Статичны в рыцарском романе бретонского цикла простолюдины. Им не дано покинуть свое бытовое, нарочито сниженное пространство. Их удел — убогая хижина, шалаш на лесной поляне в непосредственной близости от пасущегося стада, за которым они присматривают, узенькая улочка средневекового города и т. п. Жизнь в пределах этого замкнутого маленького локуса циклична. Статичны у Кретьена противники героя, те враги, которых он встречает на своем пути. Их статичность — иная. Они связаны обетом или чарами и не могут покинуть свое также отграниченное пространство, ибо пространство это — фантастическое. Наконец, типичным примером статичного героя является сам король Артур. И здесь — опять новый характер статичности. В романе Кретьена король Артур статичен потому, что он просто «вне игры». Он — олицетворение рыцарственности, ее гарант и опора. Хотя он и меняет резиденции, переезжает из города в город, отправляется на охоту, предпринимает поход к замку Эскладоса Рыжего, увлеченный рассказом Калогрепанта, и т. д., он — везде в своем мире, в стране Логр. Артур малоподвижен даже тогда, когда затронуты его личные интересы, когда ему непосредственно нанесено оскорбление. Мы имеем здесь в виду «Рыцаря телеги», где на поиски похищенной королевы отправляются рыцари Круглого Стола и лишь в последнюю очередь — сам король Артур.

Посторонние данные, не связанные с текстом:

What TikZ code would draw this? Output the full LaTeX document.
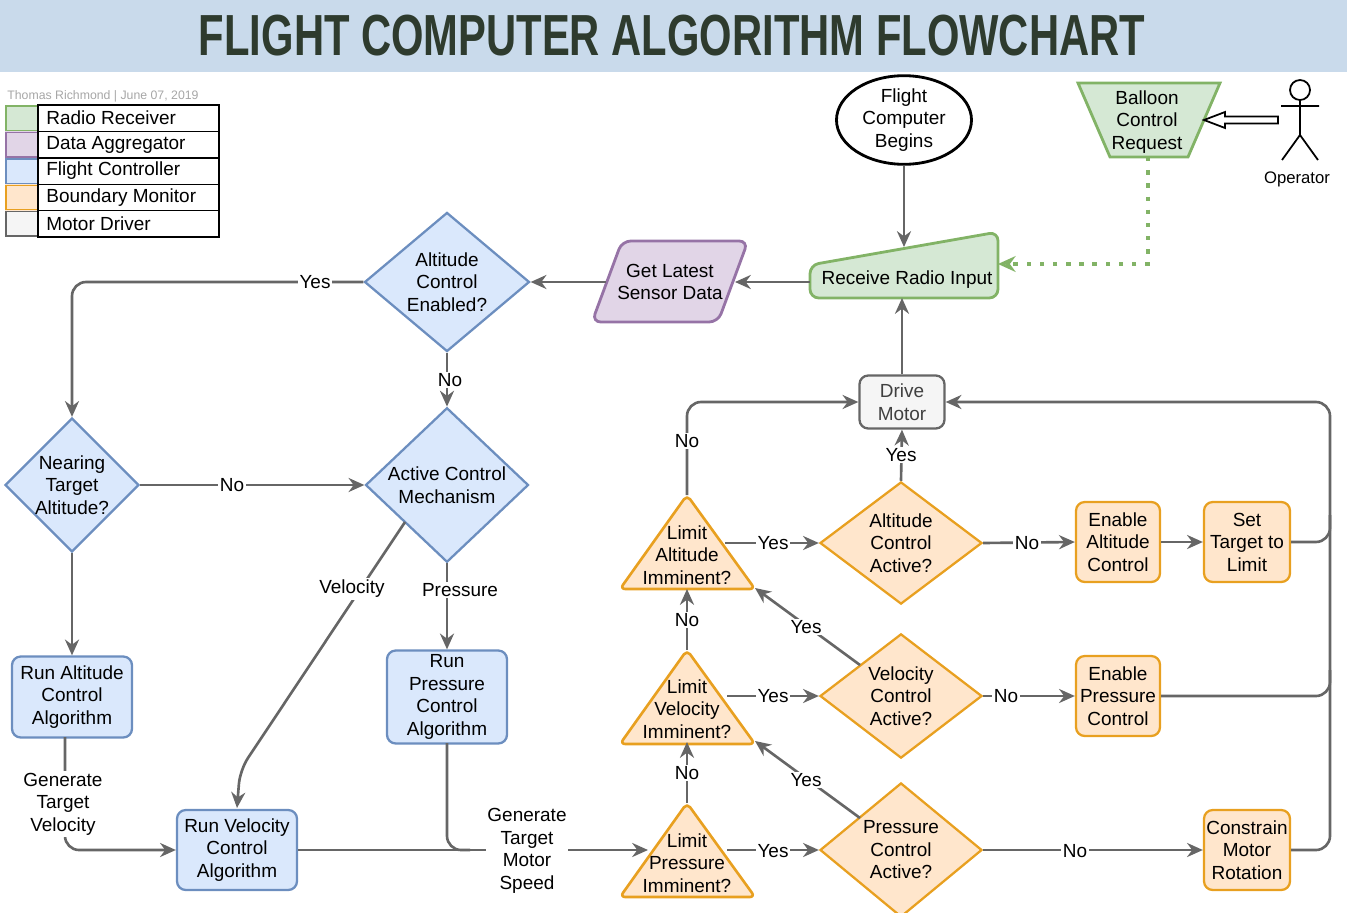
\documentclass[tikz,border=0pt]{standalone}
\usepackage{fontspec}
\setmainfont{Liberation Sans}
\usetikzlibrary{shapes.geometric,arrows.meta}
\definecolor{gfill}{HTML}{D5E8D4}\definecolor{gline}{HTML}{82B366}
\definecolor{pfill}{HTML}{E1D5E7}\definecolor{pline}{HTML}{9673A6}
\definecolor{bfill}{HTML}{DAE8FC}\definecolor{bline}{HTML}{6C8EBF}
\definecolor{ofill}{HTML}{FFE6CC}\definecolor{oline}{HTML}{E8A020}
\definecolor{mfill}{HTML}{F5F5F5}\definecolor{mline}{HTML}{666666}
\definecolor{arr}{HTML}{666666}\definecolor{titlebg}{HTML}{C9DAEB}\definecolor{titlefg}{HTML}{2E3B2E}
\begin{document}
\begin{tikzpicture}[x=0.02cm,y=-0.02cm,
  every node/.style={font=\fontsize{10.8}{12.8}\selectfont, align=center},
  bx/.style={draw, line width=1.3pt, rounded corners=5pt, inner sep=1pt},
  blue/.style={bx, fill=bfill, draw=bline},
  org/.style={bx, fill=ofill, draw=oline},
  dia/.style={diamond, draw, line width=1.3pt, inner sep=0pt},
  bdia/.style={dia, fill=bfill, draw=bline},
  odia/.style={dia, fill=ofill, draw=oline},
  ar/.style={draw=arr, line width=1.5pt, -{Stealth[length=9pt,width=8pt]}, rounded corners=8pt},
  ln/.style={draw=arr, line width=1.5pt, rounded corners=8pt},
  lab/.style={fill=white, inner sep=1pt}]
\useasboundingbox (0,0) rectangle (1347,913);
\fill[titlebg] (0,0) rectangle (1347,72);
\node[text=titlefg] (title) at (672,36) {\scalebox{0.72}[1]{\fontsize{33}{36}\selectfont\bfseries FLIGHT COMPUTER ALGORITHM FLOWCHART}};
% legend
\node[anchor=west, text=black!35, font=\fontsize{7}{8}\selectfont, inner sep=0] (auth) at (7,96) {Thomas Richmond | June 07, 2019};
\foreach \i/\t/\f/\l in {0/Radio Receiver/gfill/gline,1/Data Aggregator/pfill/pline,2/Flight Controller/bfill/bline,3/Boundary Monitor/ofill/oline,4/Motor Driver/mfill/mline}{
  \fill[\f] (5,105+26.4*\i) rectangle (38,131.4+26.4*\i);
  \draw[\l, line width=0.8pt] (6,106+26.4*\i) rectangle (38,130.4+26.4*\i);
  \draw[black, line width=0.8pt] (38,105+26.4*\i) rectangle (219,131.4+26.4*\i);
  \node[anchor=west, inner sep=0] (lg\i) at (46,118.2+26.4*\i) {\t};
}
% start
\node[ellipse, draw, line width=1.6pt, minimum width=135*0.02cm, minimum height=78*0.02cm, inner sep=0] (start) at (904,120) {Flight\\Computer\\Begins};
% receive radio input
\filldraw[fill=gfill, draw=gline, line width=1.6pt, rounded corners=5pt] (810,265) -- (998,232) -- (998,298) -- (810,298) -- cycle;
\node (recv) at (907,280) {Receive Radio Input};
\coordinate (recvT) at (904,247); \coordinate (recvB) at (902,298);
\coordinate (recvW) at (810,282); \coordinate (recvE) at (998,264);
% balloon
\filldraw[fill=gfill, draw=gline, line width=1.6pt] (1078,83) -- (1220,83) -- (1188,157) -- (1110,157) -- cycle;
\node (ball) at (1147,122) {Balloon\\Control\\Request};
\coordinate (ballB) at (1148,157);
% operator
\draw[line width=1pt] (1300,90) circle (10);
\draw[line width=1pt] (1300,100) -- (1300,135) (1281,106) -- (1319,106) (1282,160) -- (1300,135) -- (1318,160);
\node (op) at (1297,179) {\fontsize{9.5}{11}\selectfont Operator};
\draw[line width=1pt, fill=white] (1278,116.5) -- (1225,116.5) -- (1225,112) -- (1204,120) -- (1225,128) -- (1225,123.5) -- (1278,123.5) -- cycle;
% sensor
\filldraw[fill=pfill, draw=pline, line width=1.6pt, rounded corners=5pt] (622,241) -- (748,241) -- (718,322) -- (592,322) -- cycle;
\node (sens) at (670,282) {Get Latest\\Sensor Data};
% flight controller
\node[bdia, minimum width=165*0.02cm, minimum height=133*0.02cm] (alten) at (447,282) {Altitude\\Control\\Enabled?};
\node[bdia, minimum width=134*0.02cm, minimum height=134*0.02cm] (near) at (72,485) {Nearing\\Target\\Altitude?};
\node[bdia, minimum width=163*0.02cm, minimum height=148*0.02cm] (act) at (447,485) {Active Control\\Mechanism};
\node[blue, minimum width=120*0.02cm, minimum height=81*0.02cm] (ralt) at (72,697) {Run Altitude\\Control\\Algorithm};
\node[blue, minimum width=120*0.02cm, minimum height=93*0.02cm] (rpres) at (447,697) {Run\\Pressure\\Control\\Algorithm};
\node[blue, minimum width=120*0.02cm, minimum height=80*0.02cm] (rvel) at (237,850) {Run Velocity\\Control\\Algorithm};
% drive motor
\node[bx, fill=mfill, draw=mline, minimum width=85*0.02cm, minimum height=53*0.02cm, text=black!75] (drive) at (902,402) {Drive\\Motor};
% triangles
\foreach \n/\yt in {tA/495,tV/650,tP/803}{
  \filldraw[fill=ofill, draw=oline, line width=1.5pt, rounded corners=3pt, line join=round] (687,\yt) -- (755,\yt+94) -- (620,\yt+94) -- cycle;
}
\node (tAt) at (687,555) {Limit\\Altitude\\Imminent?};
\node (tVt) at (687,709) {Limit\\Velocity\\Imminent?};
\node (tPt) at (687,863) {Limit\\Pressure\\Imminent?};
\node[odia, minimum width=162*0.02cm, minimum height=122*0.02cm] (aact) at (901,543) {Altitude\\Control\\Active?};
\node[odia, minimum width=162*0.02cm, minimum height=122*0.02cm] (vact) at (901,696) {Velocity\\Control\\Active?};
\node[odia, minimum width=162*0.02cm, minimum height=122*0.02cm] (pact) at (901,850) {Pressure\\Control\\Active?};
\node[org, minimum width=84*0.02cm, minimum height=80*0.02cm] (enalt) at (1118,542) {Enable\\Altitude\\Control};
\node[org, minimum width=86*0.02cm, minimum height=80*0.02cm] (sett) at (1247,542) {Set\\Target to\\Limit};
\node[org, minimum width=84*0.02cm, minimum height=80*0.02cm] (enpres) at (1118,696) {Enable\\Pressure\\Control};
\node[org, minimum width=86*0.02cm, minimum height=80*0.02cm] (cons) at (1247,850) {Constrain\\Motor\\Rotation};
% connectors
\draw[ar] (start) -- (recvT);
\draw[draw=gline, line width=2pt, dash pattern=on 2.5pt off 5pt, -{Stealth[length=10pt,width=9pt,open]}] (ballB) -- (1148,264) -- (recvE);
\draw[ar] (recvW) -- (735,282);
\draw[ar] (606,282) -- (alten.east);
\draw[ar] (alten.west) -- (72,282) -- (near.north);
\node[lab] at (315,282) {Yes};
\draw[ar] (alten.south) -- (act.north);
\node[lab] at (450,380) {No};
\draw[ar] (near.east) -- (act.west);
\node[lab] at (232,485) {No};
\draw[ar] (near.south) -- (ralt.north);
\draw[ar] (405,522) -- (240,770) -- (237,808);
\node[lab] at (352,589) {Velocity};
\draw[ar] (act.south) -- (rpres.north);
\node[lab] at (460,590) {Pressure};
\draw[ar] (65,737) -- (65,850) -- (rvel.west);
\node[lab] at (63,804) {Generate\\Target\\Velocity};
\draw[ar] (rvel.east) -- (648,850);
\draw[ln] (447,743) -- (447,850) -- (470,850);
\node[lab] at (527,851) {Generate\\Target\\Motor\\Speed};
\draw[ar] (687,803) -- (687,742);
\node[lab] at (687,773) {No};
\draw[ar] (687,650) -- (687,589);
\node[lab] at (687,620) {No};
\draw[ar] (687,495) -- (687,402) -- (drive.west);
\node[lab] at (687,441) {No};
\draw[ar] (727,850) -- (pact.west);
\node[lab] at (773,851) {Yes};
\draw[ar] (727,696) -- (vact.west);
\node[lab] at (773,696) {Yes};
\draw[ar] (725,543) -- (aact.west);
\node[lab] at (773,543) {Yes};
\draw[ar] (860,818) -- (755,741);
\node[lab] at (806,780) {Yes};
\draw[ar] (860,665) -- (755,588);
\node[lab] at (806,627) {Yes};
\draw[ar] (aact.north) -- (drive.south);
\node[lab] at (901,455) {Yes};
\draw[ar] (aact.east) -- (enalt.west);
\node[lab] at (1027,543) {No};
\draw[ar] (enalt.east) -- (sett.west);
\draw[ar] (vact.east) -- (enpres.west);
\node[lab] at (1006,696) {No};
\draw[ar] (pact.east) -- (cons.west);
\node[lab] at (1075,851) {No};
\draw[ar] (cons.east) -- (1330,850) -- (1330,402) -- (drive.east);
\draw[ln] (sett.east) -- (1330,542) -- (1330,515);
\draw[ln] (enpres.east) -- (1330,696) -- (1330,670);
\draw[ar] (drive.north) -- (recvB);
\end{tikzpicture}
\end{document}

В его статичности — немало от литературного этикета: мудрый старый монарх по представлениям средневековья должен быть величествен и малоподвижен. А так как бытие его не ограничено какими-то конкретными временными рамками, практически бесконечно, то ему просто некуда (да и не подобает!) торопиться. Отметим, что в обработках легенды о Тристане и Изольде король Марк не дотягивает до роли старого мудрого правителя, хотя и «нацелен» на такую роль. Он выслеживает любовников, подслушивает их ночной разговор, взобравшись на развесистую сосну, скачет в лес, где они обнаружены спящими в шалаше. Такие действия Артуру не положены. И потому-то король бриттов принимает минимальное участие в действии. Пространство короля Артура поэтому плоскостно; оно лишено линейной направленности. К тому же оно нейтрально.